Over the past couple of weeks, paid search specialists Adthena have been sharing some fascinating insight into how the coronavirus pandemic is affecting the paid search sector in markets around the globe.
I spoke to Adthena’s VP of marketing Ashley Fletcher about the questions C-level executives are asking, their plans in the short and longer-term, and what he is observing in the data.
We’re past the shock stage
C-level executives now want to see the lay of the land amidst the coronavirus outbreak. Retailers, for instance, want a view of who’s moving out and many are asking:
- What’s happened to strategy?
- How are markets reacting?
- How do we now adjust?
Paid search is a fantastic window on all of this. While our offline lives have been massively disrupted by the coronavirus, the paid search sector is comparatively ever-present. We see customers switch to the channel when they can’t use others and we have good segmentation within data across products and more business verticals.
“Search intelligence offers not only remarkable clarity but also a real-time lens into market movements, trends, and opportunities across verticals and in close to real-time”,
Fletcher writes at the Adthena blog.
“PPC is a stable, transparent refuge every marketer needs to be leveraging right now to keep the oars in the water.”
There is positivity even in industries that have been hardest hit
One of the surprises for Fletcher is that the sentiment among marketers he is speaking to is not all doom and gloom.
“Businesses like the UK travel sector (we’re seeing this with some of our hotel chain clients) have been the hardest hit. But the positive aspect of this is we are already seeing this sector with eyes on their recovery and looking at where they go next”,
“People are prepared to lower spend now, but are gearing up for coming out the other side.”
Data showing significant feats of agility
It is not only the travel sector which has had to change track quickly.
“In the food vertical, many brands have been seen to suspend some generic ads, but they are keeping the lights on for brand traffic”,
“Managers are coming to the paid search data asking: What’s my brand looking like while competition might be able to take more capacity?”

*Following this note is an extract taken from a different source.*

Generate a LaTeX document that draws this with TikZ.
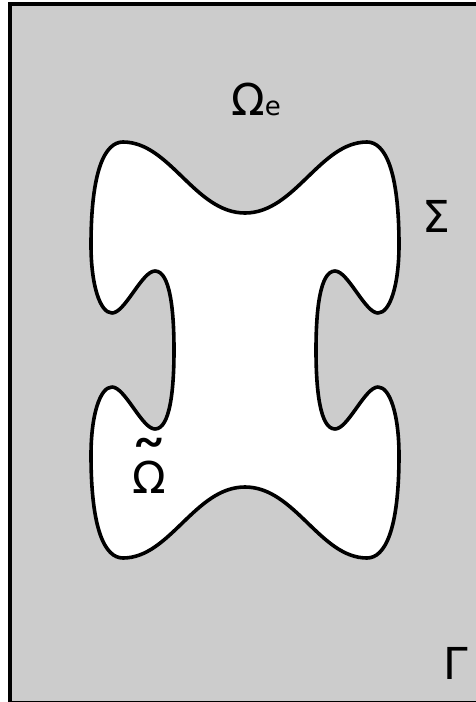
\documentclass[tikz,border=0pt]{standalone}
\usepackage{fontspec}
\setmainfont{DejaVu Sans}
\usepackage{graphicx}
\definecolor{bg}{RGB}{204,204,204}
\begin{document}
\begin{tikzpicture}[x=1pt,y=-1pt,
  lbl/.style={inner sep=0pt, anchor=base, font=\fontsize{44}{44}\selectfont},
  outline/.style={line width=3.6pt, fill=white, line join=round},
  frame/.style={fill=bg, line width=4pt}]
\useasboundingbox (0,0) rectangle (476,702);
\begin{scope}
  \clip (0,0) rectangle (476,702);
  \draw[frame] (10,4) rectangle (482,702.5);
\end{scope}
\begin{scope}[shift={(245,350)}]
\draw[outline] (0,-137)
 .. controls (-50,-137) and (-75,-208) .. (-122,-208)
 .. controls (-140,-208) and (-154,-180) .. (-154,-105)
 .. controls (-154,-65) and (-145,-37) .. (-133,-37)
 .. controls (-120,-37) and (-103,-79) .. (-90,-79)
 .. controls (-75,-79) and (-71,-40) .. (-71,0)
 .. controls (-71,40) and (-75,79) .. (-90,79)
 .. controls (-103,79) and (-120,37) .. (-133,37)
 .. controls (-145,37) and (-154,65) .. (-154,105)
 .. controls (-154,180) and (-140,208) .. (-122,208)
 .. controls (-75,208) and (-50,137) .. (0,137)
 .. controls (50,137) and (75,208) .. (122,208)
 .. controls (140,208) and (154,180) .. (154,105)
 .. controls (154,65) and (145,37) .. (133,37)
 .. controls (120,37) and (103,79) .. (90,79)
 .. controls (75,79) and (71,40) .. (71,0)
 .. controls (71,-40) and (75,-79) .. (90,-79)
 .. controls (103,-79) and (120,-37) .. (133,-37)
 .. controls (145,-37) and (154,-65) .. (154,-105)
 .. controls (154,-180) and (140,-208) .. (122,-208)
 .. controls (75,-208) and (50,-137) .. (0,-137) -- cycle;
\end{scope}
\node[lbl] (oe) at (256,115) {Ω{\fontsize{26}{26}\selectfont e}};
\node[lbl] (sig) at (436.5,232) {Σ};
\node[lbl] (gam) at (456,679) {Γ};
\node[lbl] (omt) at (149,493) {\ooalign{Ω\cr\hidewidth\raisebox{4pt}{\scalebox{1.8}[1.5]{˜}}\hidewidth\cr}};
\end{tikzpicture}
\end{document}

This is particularly visible as vast numbers of users seek to use delivery services offered by the likes of Tesco and Sainsbury’s in the UK, as well as Coles in Australia (see below).
Digital-first brands like Amazon, Catch, and Hello Fresh are jumping into the gaps created when the legacy supermarkets have quickly hit capacity for food grocery deliveries.
We can also see Amazon shifting paid ad priorities to essential products, which is creating further gaps. This means other companies like Best Buy have then been able to garner clicks for things Amazon has had the monopoly on till date – such as TVs, kitchenware, and mobile phones.
Fletcher is seeing this agility being demonstrated in other sectors too – from online banking to online betting.
Takeaways for digital marketers
The paid search sector gives us a fascinating glimpse into the disruption at play across the global business. But the positivity, agility, and resolve on display is heartening too.
The real-time data available to paid search marketers answer three key questions
- How consumer habits sometimes shift rapidly
- How their brands are retaining visibility in the melee
- How competitors are changing strategy and focus in order to adapt
In some cases, we can certainly see prices go up and clicks go down as users and brands change their ways. The flipside of this is that gaps and opportunities are opening up in surprising places as big names shift their focus to specific products and services. Smart marketers will be observing those gaps and acting on them.
Yet, the most important takeaway from Adthena’s data is a long-term strategy
Here in the UK and US, we may still be in the beginning stages of this global event, but while many businesses have been forced to make some quick near-term changes, some are already making plans as to what their priorities will be when coronavirus is behind them.
Marketers can expect that business and consumer habits may well be altered entirely, but in the very least the value of search and data will continue to be vital. In order to remain agile and competitive in the markets of tomorrow, it’s likely to become even more important.